The best way to work with strong willed children is positive reinforcement. You also have to find something that works for you when he is really bad and won't listen. We have found that going to bed works for us. He hates going to bed early.
We praise him when he says polite things and does as he is told. Reward charts aren't always successful and I suggest trying a chip jar. Basically you use poker chips of different colors and he has to earn them. He can earn them for listening, for cleaning, for whatever he is supposed to do. Whe he collects so many, he can claim his reward. Let him help choose that reward. He can also lose chips when he is bad. Make each color worth different points.
If you don't want the chips try the calander and stars. We were having issues with my child in school with his behavior and I clipped a calander in his liason book. For everyday he did good, he got a pack of smarties on the way home (for the instant reward) and he had to get 10 stars to get his reward. It took him nearly a month to get those 10 stars and he got his reward finally.
That really worked for him, that was in Feb and we haven't had to do it again. He has done so well we haven't had any bad reports from school since. So when we have been out on occasion, I will let him pick a small toy to reward him for not having any bad notes home.
We still have some issues at home, but not as bad. I think with him being so strong willed and so young in school, it just makes it hard.
When he says he is busy, take the item away from him or turn the tv off, whatever is stopping him. If it's bedtime, get him to choose a story to read. It is a trial and error of trying to figure out what works and what doesn't work. You have to get firm in discipline and not back down, when you do, they see it and know they can push to get you to back down again.

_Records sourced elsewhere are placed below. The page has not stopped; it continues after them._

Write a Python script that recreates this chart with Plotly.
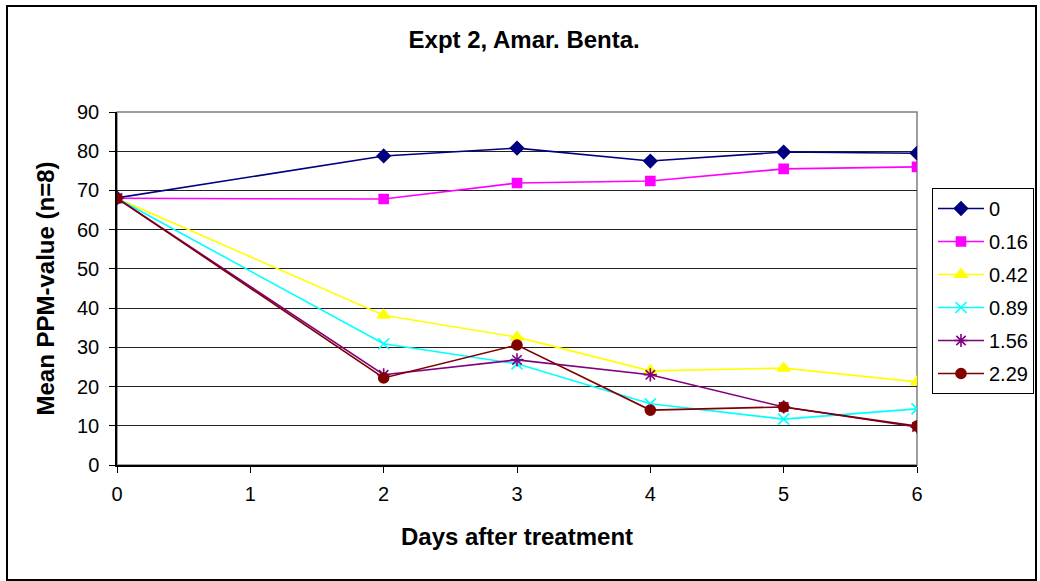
import plotly.graph_objects as go

days = [0, 2, 3, 4, 5, 6]
series_names = ["0", "0.16", "0.42", "0.89", "1.56", "2.29"]
s_0 = [68.1, 78.8, 80.8, 77.5, 79.8, 79.5]
s_016 = [68.0, 67.8, 71.9, 72.4, 75.5, 76.0]
s_042 = [68.0, 38.2, 32.6, 24.0, 24.7, 21.2]
s_089 = [68.0, 30.9, 25.8, 15.6, 11.7, 14.3]
s_156 = [68.0, 23.0, 26.8, 23.0, 14.8, 9.7]
s_229 = [68.0, 22.2, 30.6, 14.0, 14.8, 9.9]
x_ticks = [0, 1, 2, 3, 4, 5, 6]
y_ticks = [0, 10, 20, 30, 40, 50, 60, 70, 80, 90]

values = [s_0, s_016, s_042, s_089, s_156, s_229]
colors = ["#000080", "#FF00FF", "#FFFF00", "#00FFFF", "#800080", "#800000"]
symbols = ["diamond", "square", "triangle-up", "x-thin-open", "asterisk-open", "circle"]
sizes = [10, 9, 11, 11, 11, 10]

FONT = "Liberation Sans, Arial, sans-serif"

fig = go.Figure()
for i, (name, vals) in enumerate(zip(series_names, values)):
    fig.add_trace(go.Scatter(
        x=days, y=vals, name=name, mode="lines+markers",
        legendgroup=name,
        line=dict(color=colors[i], width=1.6),
        marker=dict(symbol=symbols[i], size=sizes[i], color=colors[i],
                    line=dict(color=colors[i], width=1.6)),
    ))

L, R, T, B = 117, 123, 112, 116
fig.update_layout(
    width=1040, height=581,
    margin=dict(l=L, r=R, t=T, b=B, autoexpand=False),
    paper_bgcolor="white", plot_bgcolor="white",
    font=dict(family=FONT, size=20, color="black"),
    title=dict(text="<b>Expt 2, Amar. Benta.</b>", x=0.504, xanchor="center",
               y=1 - 40 / 581, yanchor="middle", font=dict(size=24, family=FONT)),
    xaxis=dict(
        range=[0, 6], tickvals=x_ticks, ticktext=[str(v) for v in x_ticks],
        showline=True, linecolor="black", linewidth=1.5,
        ticks="outside", ticklen=6, tickcolor="black", tickwidth=1,
        showgrid=False, zeroline=False,
        title=dict(text="<b>Days after treatment</b>", font=dict(size=24), standoff=24),
        ticklabelstandoff=4,
    ),
    yaxis=dict(
        range=[0, 90], tickvals=y_ticks,
        showline=True, linecolor="black", linewidth=1.5,
        ticks="outside", ticklen=6, tickcolor="black", tickwidth=1,
        showgrid=True, gridcolor="#222222", gridwidth=1, zeroline=False,
        title=dict(text="<b>Mean PPM-value (n=8)</b>", font=dict(size=24), standoff=16),
        ticklabelstandoff=6,
    ),
    legend=dict(
        x=(932 - L) / 800, xanchor="left", y=(465 - 188) / 353, yanchor="top",
        bgcolor="white", bordercolor="black", borderwidth=1,
        font=dict(size=20), tracegroupgap=4, traceorder="grouped",
        itemwidth=46,
    ),
    shapes=[
        dict(type="rect", xref="paper", yref="paper", x0=0, x1=1, y0=0, y1=1,
             line=dict(color="#808080", width=1.5), layer="below"),
        dict(type="rect", xref="paper", yref="paper",
             x0=(7 - L) / 800, x1=(1036 - L) / 800,
             y0=(465 - 580) / 353, y1=(465 - 6) / 353,
             line=dict(color="black", width=2), layer="below"),
    ],
)

fig.write_html("out.html")
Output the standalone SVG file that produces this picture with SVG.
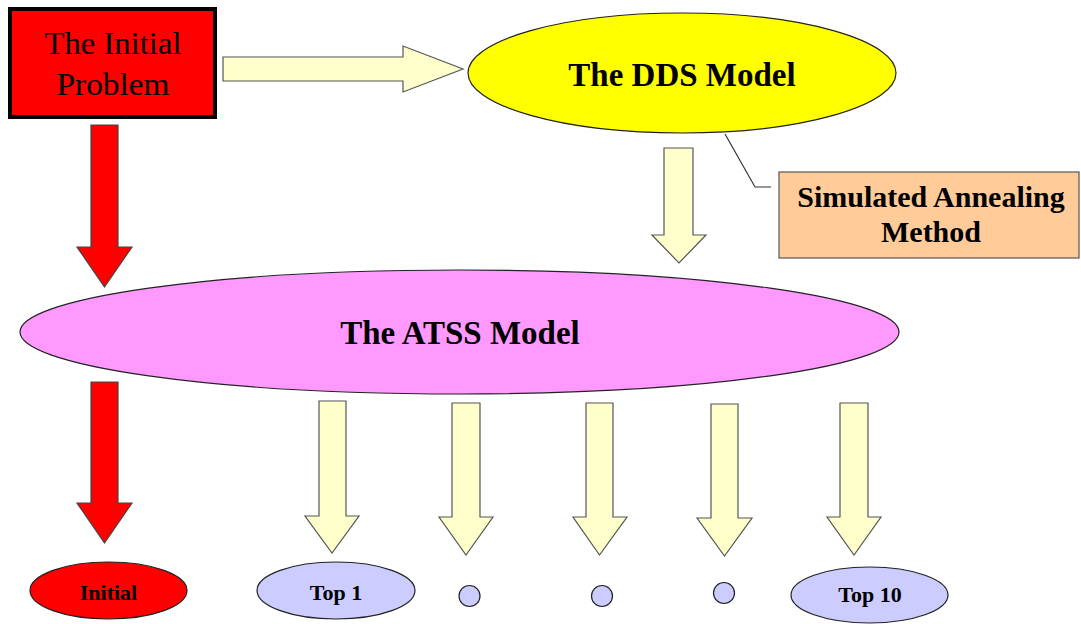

Keep it up, you will get there.......and then something new appears...lol0 -
Thank you, that's exactly the kind of thing that I'm looking for. Basically tonight DH & I are going to sit down and be a bit more structured about our approach, setting the boundries more firmly. You're dead right, he's just strong willed. He's not naughty as such, just unwilling to fall in with anything he doesn't want to do. He doesn't even tantrum that often, just refuses to do anything he doesn't want to, so we end up battling all the time:(
It's clearly defining boundries, and consistently following strategies that DH and I need to do, so all ideas on strategies are welcome!0 -
Sounds like my son, 6 now.
Personally, I try not to be too negative about everything, he may not always do as he is told but I wouldn't want him any other way. You being negative towards your son or having a negative attitude, may in turn lead to him being negative and creating a cycle. If you are always anticipating battles to get things done, your son may pick up on this and just be reacting to your own negativity?
Your son is 4 and from what you say about his character and what his nursery have said, it seems he is good natured and there are no major problems.
I found that when my son started primary school his behaviour improved instantly.
Even now he is much more well behaved in term time and then when the holidays come he starts to play up a bit.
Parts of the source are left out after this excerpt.